(NLĐO) – Increasing interest rates on USD savings deposits could create a shift in sentiment from VND to USD, potentially leading to renewed market risks.
From November 20th, Decision No. 2410/QD-NHNN of the State Bank of Vietnam, which stipulates that the maximum interest rate for USD deposits of organizations and individuals is 0%/year, will come into effect.
The State Bank of Vietnam stated that the issuance of this new decision aims to ensure consistency in the legal basis with the circulars regulating deposit interest rates, amending the legal basis for issuance while not changing the deposit interest rates themselves.
Therefore, the interest rate on foreign currency deposits remains at 0% per year, unchanged for many years.
Interest rates on USD deposits continue to be maintained at 0%.
Previously, during a question-and-answer session in the National Assembly, Representative Pham Van Hoa (from the Dong Thap province delegation) questioned the Governor of the State Bank of Vietnam: Why do banks have to borrow foreign currency from abroad at high interest rates while only paying 0% interest on USD deposits for the public?
Governor Nguyen Thi Hong stated that previously, Vietnam's exchange rate fluctuated very strongly because those holding USD did not sell, while those without a need increased their purchases, leading to a sharp increase in demand for foreign currency and causing the exchange rate to rise, resulting in macroeconomic instability.

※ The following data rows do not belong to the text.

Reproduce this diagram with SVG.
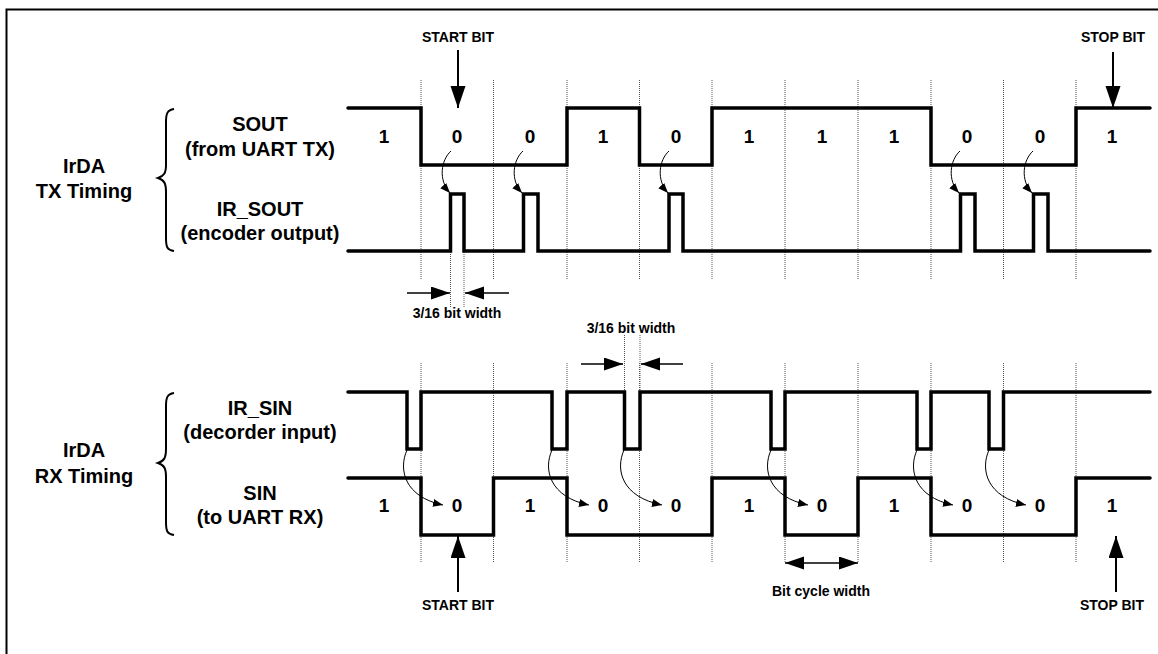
<svg xmlns="http://www.w3.org/2000/svg" width="1158" height="654" viewBox="0 0 1158 654">
<style>
text{font-family:"Liberation Sans",Arial,sans-serif;font-weight:bold;fill:#000;text-anchor:middle}
.l{font-size:20px}.b{font-size:19px}.s{font-size:14px}
.w{fill:none;stroke:#000;stroke-width:3.500;stroke-linejoin:miter;stroke-linecap:round}
.g{fill:none;stroke:#555;stroke-width:1;stroke-dasharray:1 1}
.a{fill:none;stroke:#000;stroke-width:2}
.h{fill:none;stroke:#000;stroke-width:1.500}
.c{fill:none;stroke:#000;stroke-width:1}
.br{fill:none;stroke:#000;stroke-width:2}
</style>
<defs>
<marker id="big" markerUnits="userSpaceOnUse" markerWidth="23" markerHeight="16" refX="22" refY="7.500" orient="auto"><path d="M0 0L22 7.500L0 15Z"/></marker>
<marker id="ah" markerUnits="userSpaceOnUse" markerWidth="20" markerHeight="14" refX="19" refY="6.500" orient="auto"><path d="M0 0L19 6.500L0 13Z"/></marker>
<marker id="sm" markerUnits="userSpaceOnUse" markerWidth="12" markerHeight="10" refX="10" refY="4" orient="auto"><path d="M0 0L10 4L0 8Z"/></marker>
</defs>
<rect x="6.500" y="9.500" width="1160" height="660" fill="none" stroke="#000" stroke-width="2"/>
<g id="grid">
<path class="g" d="M421 80V279M493.500 80V279M567 80V279M639.500 80V279M712 80V279M785 80V279M858 80V279M931 80V279M1003.500 80V279M1076 80V279"/>
<path class="g" d="M450.500 250V308M464 250V308"/>
<path class="g" d="M421 363V563M493.500 363V563M567 363V563M639.500 363V563M712 363V563M785 363V563M858 363V563M931 363V563M1003.500 363V563M1076 363V563"/>
<path class="g" d="M624.500 335V392M640 335V392"/>
</g>
<g id="connectors">
<path class="a" d="M458 50V108" marker-end="url(#big)"/>
<path class="a" d="M1113 52V108" marker-end="url(#big)"/>
<path class="a" d="M458 592V536" marker-end="url(#big)"/>
<path class="a" d="M1116 592V536" marker-end="url(#big)"/>
<path class="h" d="M407 293H450" marker-end="url(#ah)"/>
<path class="h" d="M509 293H465" marker-end="url(#ah)"/>
<path class="h" d="M581 364H623" marker-end="url(#ah)"/>
<path class="h" d="M683 364H641" marker-end="url(#ah)"/>
<path class="h" d="M822 563H785" marker-end="url(#ah)"/>
<path class="h" d="M822 563H858" marker-end="url(#ah)"/>
<path class="c" d="M451 151C441 160 438 180 450 193" marker-end="url(#sm)"/>
<path class="c" d="M523 151C513 160 510 180 522 193" marker-end="url(#sm)"/>
<path class="c" d="M669 151C659 160 656 180 668 193" marker-end="url(#sm)"/>
<path class="c" d="M960 151C950 160 947 180 959 193" marker-end="url(#sm)"/>
<path class="c" d="M1033 151C1023 160 1020 180 1032 193" marker-end="url(#sm)"/>
<path class="c" d="M407 450C398 470 405 497 443 505" marker-end="url(#sm)"/>
<path class="c" d="M552 450C543 470 550 497 589 505" marker-end="url(#sm)"/>
<path class="c" d="M624 450C615 470 622 497 662 505" marker-end="url(#sm)"/>
<path class="c" d="M771 450C762 470 769 497 808 505" marker-end="url(#sm)"/>
<path class="c" d="M917 450C908 470 915 497 953 505" marker-end="url(#sm)"/>
<path class="c" d="M989 450C980 470 987 497 1026 505" marker-end="url(#sm)"/>
</g>
<g id="sout"><path class="w" d="M348 108H421V165H567V108H639.500V165H712V108H931V165H1076V108H1150"/></g>
<g id="ir_sout"><path class="w" d="M348 251H450.500V194H464V251H523.500V194H538V251H669V194H683V251H960.500V194H975V251H1033.500V194H1048V251H1150"/></g>
<g id="ir_sin"><path class="w" d="M348 392H407V449H421V392H552V449H567V392H624.500V449H640V392H771V449H785V392H917V449H931V392H989V449H1003.500V392H1150"/></g>
<g id="sin"><path class="w" d="M348 478H421V535H493.500V478H567V535H712V478H785V535H858V478H931V535H1076V478H1150"/></g>
<g id="brace-tx"><path class="br" d="M174 109C167 110 166 114 166 122V165C166 173 164 176 158 178C164 180 166 183 166 192V238C166 247 167 250 174 251"/></g>
<g id="brace-rx"><path class="br" d="M174 393C167 394 166 398 166 406V449C166 458 164 461 158 463C164 465 166 468 166 477V522C166 531 167 534 174 535"/></g>
<g id="labels">
<text class="s" x="458" y="42">START BIT</text>
<text class="s" x="1113" y="42">STOP BIT</text>
<text class="s" x="458" y="610">START BIT</text>
<text class="s" x="1112" y="610">STOP BIT</text>
<text class="s" x="457" y="318">3/16 bit width</text>
<text class="s" x="631" y="333">3/16 bit width</text>
<text class="s" x="821" y="596">Bit cycle width</text>
<text class="l" x="84" y="173">IrDA</text><text class="l" x="84" y="198">TX Timing</text>
<text class="l" x="84" y="457">IrDA</text><text class="l" x="84" y="483">RX Timing</text>
<text class="l" x="260" y="131">SOUT</text><text class="l" x="260" y="156">(from UART TX)</text>
<text class="l" x="260" y="216">IR_SOUT</text><text class="l" x="260" y="240">(encoder output)</text>
<text class="l" x="260" y="415">IR_SIN</text><text class="l" x="260" y="439">(decorder input)</text>
<text class="l" x="260" y="500">SIN</text><text class="l" x="260" y="524">(to UART RX)</text>
<text class="b" x="384" y="143">1</text><text class="b" x="457" y="143">0</text><text class="b" x="530" y="143">0</text><text class="b" x="603" y="143">1</text><text class="b" x="676" y="143">0</text><text class="b" x="749" y="143">1</text><text class="b" x="822" y="143">1</text><text class="b" x="894" y="143">1</text><text class="b" x="967" y="143">0</text><text class="b" x="1040" y="143">0</text><text class="b" x="1112" y="143">1</text>
<text class="b" x="384" y="512">1</text><text class="b" x="457" y="512">0</text><text class="b" x="530" y="512">1</text><text class="b" x="603" y="512">0</text><text class="b" x="676" y="512">0</text><text class="b" x="749" y="512">1</text><text class="b" x="822" y="512">0</text><text class="b" x="894" y="512">1</text><text class="b" x="967" y="512">0</text><text class="b" x="1040" y="512">0</text><text class="b" x="1112" y="512">1</text>
</g>
</svg>
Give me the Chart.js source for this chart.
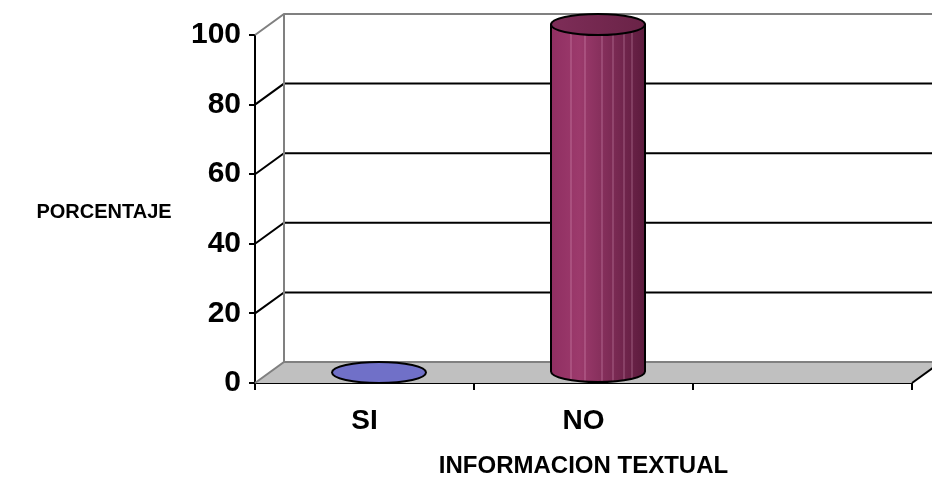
<!DOCTYPE html>
<html>
<script src="https://cdn.jsdelivr.net/npm/chart.js@4/dist/chart.umd.min.js"></script>
<body style="margin:0;background:#fff;">
<div style="width:932px;height:480px;"><canvas id="infoChart" width="932" height="480"></canvas></div>

<script>
var categories = ['SI', 'NO', ''];
var porcentaje = [0, 100, null];
var yTicks = [0, 20, 40, 60, 80, 100];
var yTitle = 'PORCENTAJE';
var xTitle = 'INFORMACION TEXTUAL';

var FONT = '"Liberation Sans", Arial, sans-serif';
var DX = 29, DY = -21;   // depth offset of the fake 3d box

function bodyPath(ctx, cx, rx, ry, top, bot) {
  ctx.beginPath();
  ctx.moveTo(cx - rx, top);
  ctx.lineTo(cx - rx, bot);
  ctx.ellipse(cx, bot, rx, ry, 0, Math.PI, 0, true);
  ctx.lineTo(cx + rx, top);
  ctx.closePath();
}

var box3d = {
  id: 'box3d',
  beforeDatasetsDraw: function(chart) {
    var ctx = chart.ctx, y = chart.scales.y, a = chart.chartArea;
    var y0 = y.getPixelForValue(0), yTop = y.getPixelForValue(100);
    var right = chart.width + 10;
    ctx.save();
    // floor
    ctx.beginPath();
    ctx.moveTo(a.left, y0);
    ctx.lineTo(a.right, y0);
    ctx.lineTo(a.right + DX, y0 + DY);
    ctx.lineTo(a.left + DX, y0 + DY);
    ctx.closePath();
    ctx.fillStyle = '#c0c0c0';
    ctx.fill();
    ctx.lineWidth = 2;
    ctx.strokeStyle = '#000';
    ctx.beginPath();
    ctx.moveTo(a.right, y0); ctx.lineTo(a.right + DX, y0 + DY);
    ctx.stroke();
    // gridlines on side wall and back wall
    yTicks.forEach(function(v) {
      var py = y.getPixelForValue(v);
      ctx.strokeStyle = (v === 0 || v === 100) ? '#808080' : '#000';
      ctx.beginPath();
      ctx.moveTo(a.left, py);
      ctx.lineTo(a.left + DX, py + DY);
      ctx.lineTo(right, py + DY);
      ctx.stroke();
    });
    // back wall left edge
    ctx.strokeStyle = '#808080';
    ctx.beginPath();
    ctx.moveTo(a.left + DX, yTop + DY);
    ctx.lineTo(a.left + DX, y0 + DY);
    ctx.stroke();
    ctx.restore();
  },
  afterDatasetsDraw: function(chart) {
    var ctx = chart.ctx, meta = chart.getDatasetMeta(0);
    meta.data.forEach(function(bar, i) {
      if (porcentaje[i] == null) return;
      var cx = bar.x + DX / 2;
      var rx = 47, ry = 10.5;
      var top = bar.y + DY / 2, bot = bar.base + DY / 2;
      ctx.save();
      ctx.lineWidth = 2;
      ctx.strokeStyle = '#000';
      if (bot - top > 1) {
        var g = ctx.createLinearGradient(cx - rx, 0, cx + rx, 0);
        g.addColorStop(0, '#902f62');
        g.addColorStop(0.3, '#9c3a6c');
        g.addColorStop(1, '#5c1b3d');
        bodyPath(ctx, cx, rx, ry, top, bot);
        ctx.fillStyle = g;
        ctx.fill();
        // light stripes of the shaded body
        ctx.save();
        ctx.clip();
        ctx.strokeStyle = 'rgba(255,200,230,0.35)';
        ctx.lineWidth = 1;
        [-27, -13, 4, 15, 26, 34].forEach(function(o) {
          ctx.beginPath();
          ctx.moveTo(cx + o, top);
          ctx.lineTo(cx + o, bot + ry);
          ctx.stroke();
        });
        ctx.restore();
        bodyPath(ctx, cx, rx, ry, top, bot);
        ctx.stroke();
        var gt = ctx.createLinearGradient(cx - rx, 0, cx + rx, 0);
        gt.addColorStop(0, '#7e2d58');
        gt.addColorStop(1, '#6a2347');
        ctx.beginPath();
        ctx.ellipse(cx, top, rx, ry, 0, 0, Math.PI * 2);
        ctx.fillStyle = gt;
        ctx.fill();
        ctx.stroke();
      } else {
        ctx.beginPath();
        ctx.ellipse(cx, top, rx, ry, 0, 0, Math.PI * 2);
        ctx.fillStyle = '#7070c8';
        ctx.fill();
        ctx.stroke();
      }
      ctx.restore();
    });
  },
  afterDraw: function(chart) {
    var ctx = chart.ctx;
    ctx.save();
    ctx.fillStyle = '#000';
    ctx.textAlign = 'center';
    ctx.textBaseline = 'middle';
    ctx.font = 'bold 20px ' + FONT;
    ctx.fillText(yTitle, 104, 212);
    ctx.font = 'bold 24px ' + FONT;
    ctx.fillText(xTitle, chart.scales.x.getPixelForValue(1), 466);
    ctx.restore();
  }
};

new Chart('infoChart', {
  type: 'bar',
  data: {
    labels: categories,
    datasets: [{
      data: porcentaje,
      backgroundColor: 'rgba(0,0,0,0)',
      borderWidth: 0
    }]
  },
  options: {
    responsive: false,
    animation: false,
    layout: { padding: { top: 35, right: 20, left: 0, bottom: 0 } },
    plugins: { legend: { display: false }, tooltip: { enabled: false } },
    scales: {
      y: {
        min: 0, max: 100,
        afterFit: function(s) { s.width = 255; },
        ticks: { stepSize: 20, color: '#000', padding: 8, font: { family: FONT, size: 30, weight: 'bold' } },
        grid: { drawOnChartArea: false, tickLength: 6, color: '#000', lineWidth: 2 },
        border: { color: '#000', width: 2 }
      },
      x: {
        offset: true,
        afterFit: function(s) { s.height = 97; },
        ticks: { color: '#000', padding: 14, font: { family: FONT, size: 28, weight: 'bold' } },
        grid: { offset: true, drawOnChartArea: false, tickLength: 7, color: '#000', lineWidth: 2 },
        border: { color: '#000', width: 2 }
      }
    }
  },
  plugins: [box3d]
});
</script>
</body>
</html>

Since 2016, the State Bank of Vietnam has consistently implemented comprehensive solutions, steadfastly pursuing the goal of controlling inflation to stabilize the value of the Vietnamese Dong. It has combined interest rate and exchange rate policies to make the Vietnamese Dong more attractive, including bringing USD deposit interest rates to 0%. Exchange rate management is based on a central exchange rate, with daily fluctuations within a 5% range, thereby reducing dollarization, limiting foreign currency hoarding, and increasing foreign exchange reserves.
Currently, although the level of dollarization in the economy has decreased, it still remains.
"This is an effective policy that brings macroeconomic stability. If we increase USD deposit interest rates now, those holding foreign currency will benefit from both exchange rate fluctuations and interest on their foreign currency deposits… this will create a psychological shift from VND to USD. In that case, the market risks returning," said the Governor of the State Bank of Vietnam.
Regarding the USD exchange rate, on the morning of November 17th, commercial banks were trading USD at around 25,190 VND/USD for buying and 25,512 VND/USD for selling, an increase of more than 40 VND per USD compared to the end of last week.
Since the beginning of the year, exchange rates at banks have increased by more than 4%, amidst a rapid rise in the USD price on the international market since the beginning of October.